● WHAT THE EXERCISE ASKS: Reproduce all of the material exactly as shown.

────────────────────────────────────────

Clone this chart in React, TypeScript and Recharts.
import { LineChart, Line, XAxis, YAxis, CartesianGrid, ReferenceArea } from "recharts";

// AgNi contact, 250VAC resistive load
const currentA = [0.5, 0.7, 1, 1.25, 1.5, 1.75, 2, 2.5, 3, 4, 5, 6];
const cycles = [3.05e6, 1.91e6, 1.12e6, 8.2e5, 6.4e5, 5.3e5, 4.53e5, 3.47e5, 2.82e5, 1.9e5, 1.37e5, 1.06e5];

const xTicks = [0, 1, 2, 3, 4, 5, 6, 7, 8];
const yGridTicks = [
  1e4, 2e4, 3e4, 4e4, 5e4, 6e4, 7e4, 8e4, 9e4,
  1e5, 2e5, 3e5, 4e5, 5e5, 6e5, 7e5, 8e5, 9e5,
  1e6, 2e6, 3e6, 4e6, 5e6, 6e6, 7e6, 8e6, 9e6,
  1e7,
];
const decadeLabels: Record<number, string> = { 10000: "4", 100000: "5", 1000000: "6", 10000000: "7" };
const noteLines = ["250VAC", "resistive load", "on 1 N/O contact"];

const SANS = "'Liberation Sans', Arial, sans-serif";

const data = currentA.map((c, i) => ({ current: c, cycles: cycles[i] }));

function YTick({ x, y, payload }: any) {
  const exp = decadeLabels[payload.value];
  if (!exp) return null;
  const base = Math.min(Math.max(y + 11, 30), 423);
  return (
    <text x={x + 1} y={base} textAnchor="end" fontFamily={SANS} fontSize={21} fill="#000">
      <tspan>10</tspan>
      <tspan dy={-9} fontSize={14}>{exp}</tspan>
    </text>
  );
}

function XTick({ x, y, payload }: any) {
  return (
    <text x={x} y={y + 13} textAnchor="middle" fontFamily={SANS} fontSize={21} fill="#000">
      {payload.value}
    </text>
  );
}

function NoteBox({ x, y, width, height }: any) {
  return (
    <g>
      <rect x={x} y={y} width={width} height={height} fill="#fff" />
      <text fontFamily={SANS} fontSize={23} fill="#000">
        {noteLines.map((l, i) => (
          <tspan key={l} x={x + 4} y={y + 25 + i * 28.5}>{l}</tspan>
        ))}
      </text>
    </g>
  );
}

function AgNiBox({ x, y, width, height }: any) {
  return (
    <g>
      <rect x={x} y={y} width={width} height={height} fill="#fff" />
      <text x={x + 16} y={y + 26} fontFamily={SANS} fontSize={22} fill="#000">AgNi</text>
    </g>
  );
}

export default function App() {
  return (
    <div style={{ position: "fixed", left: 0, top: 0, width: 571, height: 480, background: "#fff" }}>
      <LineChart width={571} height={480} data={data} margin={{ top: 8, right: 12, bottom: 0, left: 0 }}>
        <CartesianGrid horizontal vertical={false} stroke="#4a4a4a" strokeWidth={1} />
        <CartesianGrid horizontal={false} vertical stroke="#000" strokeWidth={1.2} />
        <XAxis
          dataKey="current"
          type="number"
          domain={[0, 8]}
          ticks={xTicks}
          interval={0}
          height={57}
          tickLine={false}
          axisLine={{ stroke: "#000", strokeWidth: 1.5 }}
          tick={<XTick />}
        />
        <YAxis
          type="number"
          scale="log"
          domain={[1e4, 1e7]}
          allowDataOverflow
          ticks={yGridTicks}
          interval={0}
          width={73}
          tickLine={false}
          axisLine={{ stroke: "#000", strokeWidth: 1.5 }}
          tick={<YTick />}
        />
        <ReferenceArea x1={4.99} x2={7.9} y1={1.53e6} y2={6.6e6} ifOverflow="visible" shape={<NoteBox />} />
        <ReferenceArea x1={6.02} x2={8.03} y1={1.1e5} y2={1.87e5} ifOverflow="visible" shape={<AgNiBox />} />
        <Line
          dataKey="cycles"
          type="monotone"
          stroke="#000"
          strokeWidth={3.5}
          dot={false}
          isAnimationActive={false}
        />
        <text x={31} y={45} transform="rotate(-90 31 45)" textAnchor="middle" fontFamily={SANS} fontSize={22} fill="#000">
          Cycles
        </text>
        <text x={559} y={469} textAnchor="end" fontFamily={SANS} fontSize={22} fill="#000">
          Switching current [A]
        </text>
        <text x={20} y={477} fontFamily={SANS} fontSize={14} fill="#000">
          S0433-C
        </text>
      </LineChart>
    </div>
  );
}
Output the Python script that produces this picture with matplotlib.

────────────────────────────────────────

● COMPLETE ANSWER:
Clone this chart in React, TypeScript and Recharts.
import { LineChart, Line, XAxis, YAxis, CartesianGrid, ReferenceArea } from "recharts";

// AgNi contact, 250VAC resistive load
const currentA = [0.5, 0.7, 1, 1.25, 1.5, 1.75, 2, 2.5, 3, 4, 5, 6];
const cycles = [3.05e6, 1.91e6, 1.12e6, 8.2e5, 6.4e5, 5.3e5, 4.53e5, 3.47e5, 2.82e5, 1.9e5, 1.37e5, 1.06e5];

const xTicks = [0, 1, 2, 3, 4, 5, 6, 7, 8];
const yGridTicks = [
  1e4, 2e4, 3e4, 4e4, 5e4, 6e4, 7e4, 8e4, 9e4,
  1e5, 2e5, 3e5, 4e5, 5e5, 6e5, 7e5, 8e5, 9e5,
  1e6, 2e6, 3e6, 4e6, 5e6, 6e6, 7e6, 8e6, 9e6,
  1e7,
];
const decadeLabels: Record<number, string> = { 10000: "4", 100000: "5", 1000000: "6", 10000000: "7" };
const noteLines = ["250VAC", "resistive load", "on 1 N/O contact"];

const SANS = "'Liberation Sans', Arial, sans-serif";

const data = currentA.map((c, i) => ({ current: c, cycles: cycles[i] }));

function YTick({ x, y, payload }: any) {
  const exp = decadeLabels[payload.value];
  if (!exp) return null;
  const base = Math.min(Math.max(y + 11, 30), 423);
  return (
    <text x={x + 1} y={base} textAnchor="end" fontFamily={SANS} fontSize={21} fill="#000">
      <tspan>10</tspan>
      <tspan dy={-9} fontSize={14}>{exp}</tspan>
    </text>
  );
}

function XTick({ x, y, payload }: any) {
  return (
    <text x={x} y={y + 13} textAnchor="middle" fontFamily={SANS} fontSize={21} fill="#000">
      {payload.value}
    </text>
  );
}

function NoteBox({ x, y, width, height }: any) {
  return (
    <g>
      <rect x={x} y={y} width={width} height={height} fill="#fff" />
      <text fontFamily={SANS} fontSize={23} fill="#000">
        {noteLines.map((l, i) => (
          <tspan key={l} x={x + 4} y={y + 25 + i * 28.5}>{l}</tspan>
        ))}
      </text>
    </g>
  );
}

function AgNiBox({ x, y, width, height }: any) {
  return (
    <g>
      <rect x={x} y={y} width={width} height={height} fill="#fff" />
      <text x={x + 16} y={y + 26} fontFamily={SANS} fontSize={22} fill="#000">AgNi</text>
    </g>
  );
}

export default function App() {
  return (
    <div style={{ position: "fixed", left: 0, top: 0, width: 571, height: 480, background: "#fff" }}>
      <LineChart width={571} height={480} data={data} margin={{ top: 8, right: 12, bottom: 0, left: 0 }}>
        <CartesianGrid horizontal vertical={false} stroke="#4a4a4a" strokeWidth={1} />
        <CartesianGrid horizontal={false} vertical stroke="#000" strokeWidth={1.2} />
        <XAxis
          dataKey="current"
          type="number"
          domain={[0, 8]}
          ticks={xTicks}
          interval={0}
          height={57}
          tickLine={false}
          axisLine={{ stroke: "#000", strokeWidth: 1.5 }}
          tick={<XTick />}
        />
        <YAxis
          type="number"
          scale="log"
          domain={[1e4, 1e7]}
          allowDataOverflow
          ticks={yGridTicks}
          interval={0}
          width={73}
          tickLine={false}
          axisLine={{ stroke: "#000", strokeWidth: 1.5 }}
          tick={<YTick />}
        />
        <ReferenceArea x1={4.99} x2={7.9} y1={1.53e6} y2={6.6e6} ifOverflow="visible" shape={<NoteBox />} />
        <ReferenceArea x1={6.02} x2={8.03} y1={1.1e5} y2={1.87e5} ifOverflow="visible" shape={<AgNiBox />} />
        <Line
          dataKey="cycles"
          type="monotone"
          stroke="#000"
          strokeWidth={3.5}
          dot={false}
          isAnimationActive={false}
        />
        <text x={31} y={45} transform="rotate(-90 31 45)" textAnchor="middle" fontFamily={SANS} fontSize={22} fill="#000">
          Cycles
        </text>
        <text x={559} y={469} textAnchor="end" fontFamily={SANS} fontSize={22} fill="#000">
          Switching current [A]
        </text>
        <text x={20} y={477} fontFamily={SANS} fontSize={14} fill="#000">
          S0433-C
        </text>
      </LineChart>
    </div>
  );
}
Output the Python script that produces this picture with matplotlib.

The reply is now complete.